Il falso storico del navigatore genovese che a Salamanca cerca di convincere una commissione di saggi che la Terra è rotonda e, quindi, il suo viaggio è realizzabile, ha però una portata molto più ampia dell’episodio stesso. Colombo nel mito non solo diventa la luce della ragione che si contrappone all’oscurantismo delle Sacre Scritture, ma in questo modo l’intero Medioevo rafforza la sua fama di età buia che si può agevolmente contrapporre alla civiltà dei periodi successivi.

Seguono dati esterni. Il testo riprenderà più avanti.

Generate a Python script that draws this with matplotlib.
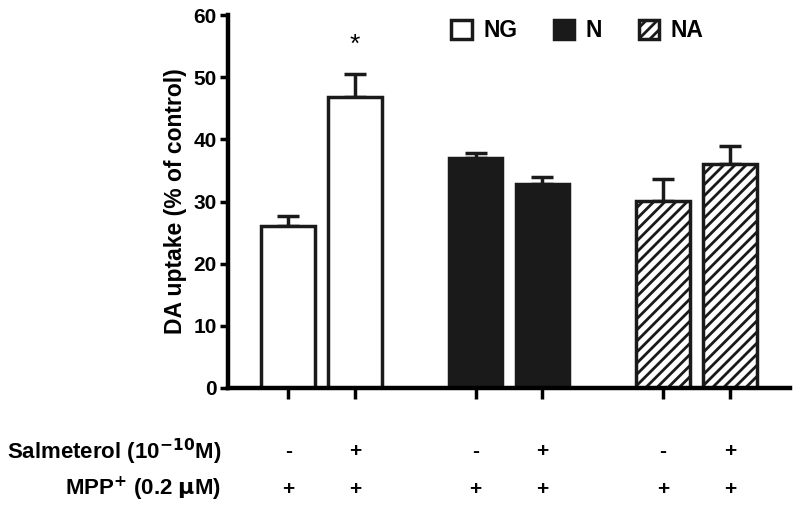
import matplotlib.pyplot as plt
import matplotlib as mpl

plt.rcParams['font.family'] = ['Liberation Sans', 'DejaVu Sans']
plt.rcParams['font.weight'] = 'bold'
mpl.rcParams['hatch.linewidth'] = 2.0

#bar positions and values
positions = [0, 1, 2.8, 3.8, 5.6, 6.6]
uptake = [26.1, 46.8, 37.0, 32.8, 30.1, 36.1]
sem = [1.6, 3.7, 0.8, 1.2, 3.6, 2.9]
groups = ['NG', 'NG', 'N', 'N', 'NA', 'NA']
salmeterol = ['-', '+', '-', '+', '-', '+']
mpp = ['+', '+', '+', '+', '+', '+']
yticks = [0, 10, 20, 30, 40, 50, 60]

styles = {'NG': dict(color='white', hatch=None),
          'N': dict(color='#1a1a1a', hatch=None),
          'NA': dict(color='white', hatch='///')}

fig = plt.figure(figsize=(8, 5.07), dpi=100)
ax = fig.add_axes([0.285, 0.235, 0.7025, 0.735])

handles = {}
for x, v, e, g in zip(positions, uptake, sem, groups):
    b = ax.bar(x, v, width=0.8, color=styles[g]['color'], edgecolor='#1a1a1a',
               linewidth=2.5, hatch=styles[g]['hatch'], zorder=2)
    ax.errorbar(x, v, yerr=[[0], [e]], fmt='none', ecolor='#1a1a1a',
                elinewidth=2.5, capsize=8, capthick=2.5, zorder=1)
    handles[g] = b

ax.text(positions[1], 53.3, '*', ha='center', va='bottom', fontsize=19, fontweight='normal')

ax.set_xlim(-0.9, 7.5)
ax.set_ylim(0, 60)
ax.set_yticks(yticks)
ax.set_xticks(positions)
ax.set_xticklabels([])
ax.tick_params(axis='y', width=2.5, length=6, labelsize=15, direction='out', pad=2)
ax.tick_params(axis='x', width=2.5, length=8, direction='out')
for lab in ax.get_yticklabels():
    lab.set_fontweight('bold')
ax.spines['top'].set_visible(False)
ax.spines['right'].set_visible(False)
ax.spines['left'].set_linewidth(3.2)
ax.spines['bottom'].set_linewidth(3.2)
ax.set_ylabel('DA uptake (% of control)', fontsize=16.5, fontweight='bold', labelpad=5)

tr = ax.get_xaxis_transform()
for x, s, m in zip(positions, salmeterol, mpp):
    ax.text(x, -0.172, s, transform=tr, ha='center', va='center', fontsize=15)
    ax.text(x, -0.272, m, transform=tr, ha='center', va='center', fontsize=15)
ax.text(-1.0, -0.172, 'Salmeterol (10$^{\\mathbf{-10}}$M)', transform=tr, ha='right',
        va='center', fontsize=16, fontweight='bold')
ax.text(-1.0, -0.272, 'MPP$^{\\mathbf{+}}$ (0.2 $\\mathbf{\\mu}$M)', transform=tr, ha='right',
        va='center', fontsize=16, fontweight='bold')

leg = ax.legend([handles['NG'], handles['N'], handles['NA']], ['NG', 'N', 'NA'],
                loc='upper left', bbox_to_anchor=(0.36, 1.045), ncol=3, frameon=False,
                handlelength=0.9, handleheight=0.9, handletextpad=0.5,
                columnspacing=1.6, prop={'size': 16.5, 'weight': 'bold'})

fig.savefig('out.png', dpi=100)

Lo stesso vale per lo ius primae noctis, cioè il diritto dei sovrani a giacere con ogni donna si sposasse sul territorio da loro controllato. Il mito in questo caso deve il suo successo al tema del controllo della sessualità, in questo caso esercitata non dal marito (come nel caso della cintura di castità) ma dal potente di turno. Nel nostro stereotipo di medioevo, episodi come questi diventano plausibili anche se in realtà sono fantasie, e in entrambi i casi si sono consolidati in veri e propri miti che sono sopravvissuti fino a noi.
La cintura di castità come allegoria
La cintura di castità non è molto diversa dagli altri miti medievali, ma la sua popolarità è probabilmente maggiore. Classen ricorda in particolare il contributo del film di Woody Allen Tutto quello che avreste voluto sapere sul sesso* (*ma non avete mai osato chiedere) tratto dall’omonimo libro del sessuologo David Reuben.

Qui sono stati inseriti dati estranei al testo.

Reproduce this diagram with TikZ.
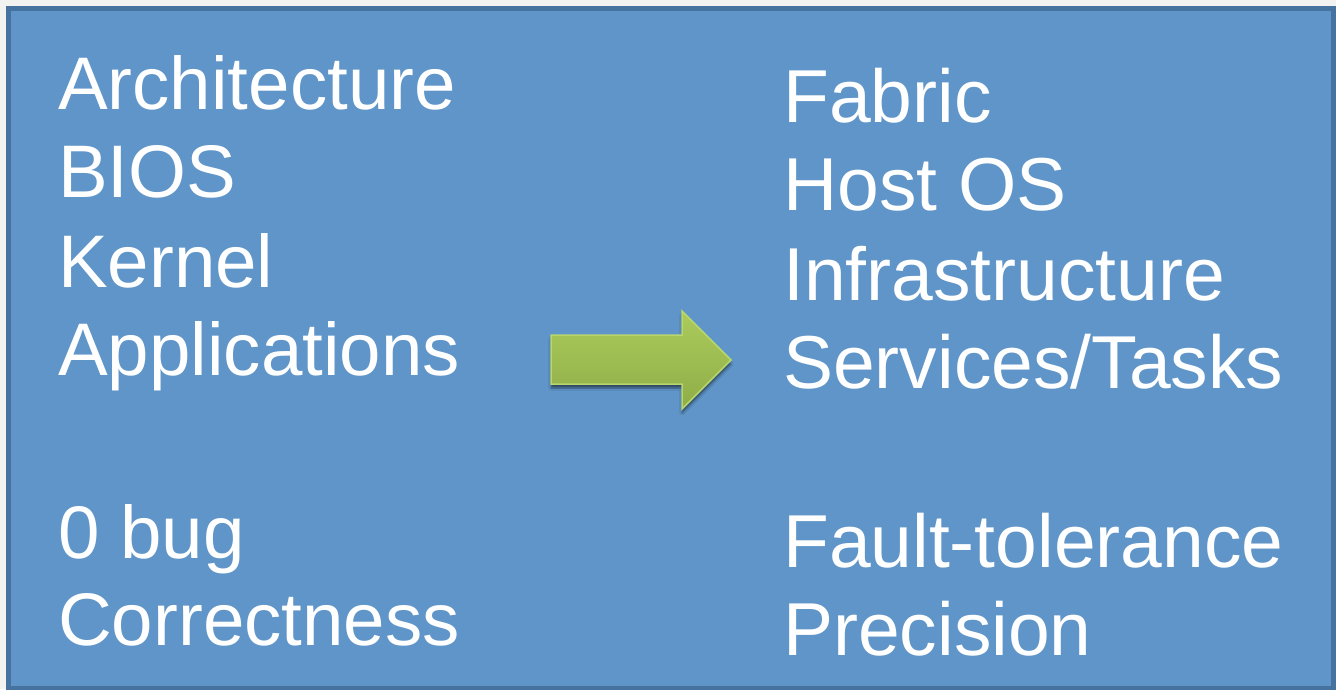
\documentclass[tikz,border=0pt]{standalone}
\usepackage{fontspec}
\setmainfont{Liberation Sans}
\usetikzlibrary{shadows.blur}
\definecolor{pagebg}{HTML}{F2F2F0}
\definecolor{boxfill}{HTML}{5F95C8}
\definecolor{boxline}{HTML}{45729F}
\definecolor{arrowtop}{HTML}{ABCB5C}
\definecolor{arrowbot}{HTML}{8FAD47}
\definecolor{arrowline}{HTML}{B8D66C}
\tikzset{
  x=1pt, y=-1pt,
  item/.style={anchor=base west, inner sep=0pt, text=white,
    font=\fontsize{74.5}{88}\selectfont},
  itemr/.style={item, font=\fontsize{75}{88}\selectfont},
}
\begin{document}
\begin{tikzpicture}
% page and framed panel
\fill[pagebg] (0,0) rectangle (1336,689);
\useasboundingbox (0,0) rectangle (1336,689);
\draw[boxline, line width=5pt, fill=boxfill] (8.5,8.5) rectangle (1333.5,688);
% left column
\node[item] (arch) at (58,109) {Architecture};
\node[item] (bios) at (58,197) {BIOS};
\node[item] (kern) at (58,287) {Kernel};
\node[item] (apps) at (58,375) {Applications};
\node[item] (bug)  at (58,558) {0 bug};
\node[item] (corr) at (58,645) {Correctness};
% right column
\node[itemr] (fab)  at (783,122) {Fabric};
\node[itemr] (host) at (783,210) {Host OS};
\node[itemr] (infra) at (783,300) {Infrastructure};
\node[itemr] (serv) at (783,388) {Services/Tasks};
\node[itemr] (fault) at (783,567) {Fault-tolerance};
\node[itemr] (prec) at (783,655) {Precision};
% block arrow
\shade[top color=arrowtop, bottom color=arrowbot, draw=arrowline, line width=1.5pt,
  blur shadow={shadow xshift=0pt, shadow yshift=-4pt, shadow blur steps=6, shadow opacity=50}]
  (551,335) -- (682,335) -- (682,311) -- (731,360) -- (682,409) -- (682,384) -- (551,384) -- cycle;
\end{tikzpicture}
\end{document}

La cintura di castità viene descritta del libro, e nel film viene mostra all’opera con conseguenze esilaranti. Ma Allen, mettendo in ridicolo i contenuti del libro, si è forse avvicinato all’essenza delle cintura di castità meglio di chiunque altro: l’oggetto infatti è citato in alcuni testi medievali, ma in queste fonti l’intento era invariabilmente comico o allegorico, cioè non si riferivano a qualcosa che esisteva fisicamente.
Esistono poi alcuni disegni di età Medievale, mentre durante il Rinascimento la cintura di castità nelle opere d’arte divenne un ingrediente molto frequente, ma lo storico spiega che oggi il disegno di un disco volante non è certo una prova dell’esistenza degli alieni. Inoltre, anche le rappresentazioni artistiche delle cinture di castità hanno chiaramente un intento satirico, e ci mostrano spesso un secondo uomo con una copia della chiave pronto ad aggirare la gelosia del marito. In effetti, anche nel medioevo peggiore che possiamo inventarci, un dispositivo come una cintura di castità sarebbe stato difficile da impiegare: non solo la mancanza di igiene sarebbe stata insostenibile (e possibilmente letale), ma procurarsi una copia della chiave non sarebbe certo stato molto complicato.
Per quanto riguarda gli oggetti che ancora si vedono in molti musei, sembra certo che nessuno di essi risalga al medioevo, e che siano invece stati fabbricati molto più di recente. A partire dal diciottesimo secolo cominciano infatti a essere regolarmente esposti strumenti di tortura attribuiti all’età Medievale, molti dei quali erano però inventati (come la Vergine di Norimberga) e, appunto, le cinture di castità. Successivamente diversi accademici estranei all’indagine storiografica contribuirono a legittimare il mito.
Insomma, per alcuni un dispositivo che controlla in modo così brutale la sessualità femminile non deve certo sembrare fuori posto nel barbaro Medioevo, e incarna perfettamente gli abusi che le donne di ogni epoca hanno regolarmente subito. Per molti altri invece è uno dei tanti strumenti di tortura in grado di titillare le proprie fantasie erotiche, e questo è più che sufficiente a far scivolare in secondo piano i dubbi sulla sua effettiva esistenza. Classen nel libro commenta:
«Apparentemente la notevole popolarità di cui gode la cintura di castità all’interno di certi circoli, ben rappresentata sul World Wide Web e quale giocattolo per pratiche sadomasochistiche tra i più favoriti, ha portato a un ultimo tentativo di verificare e confermare la sua autenticità storica. Lunga vita al mito!»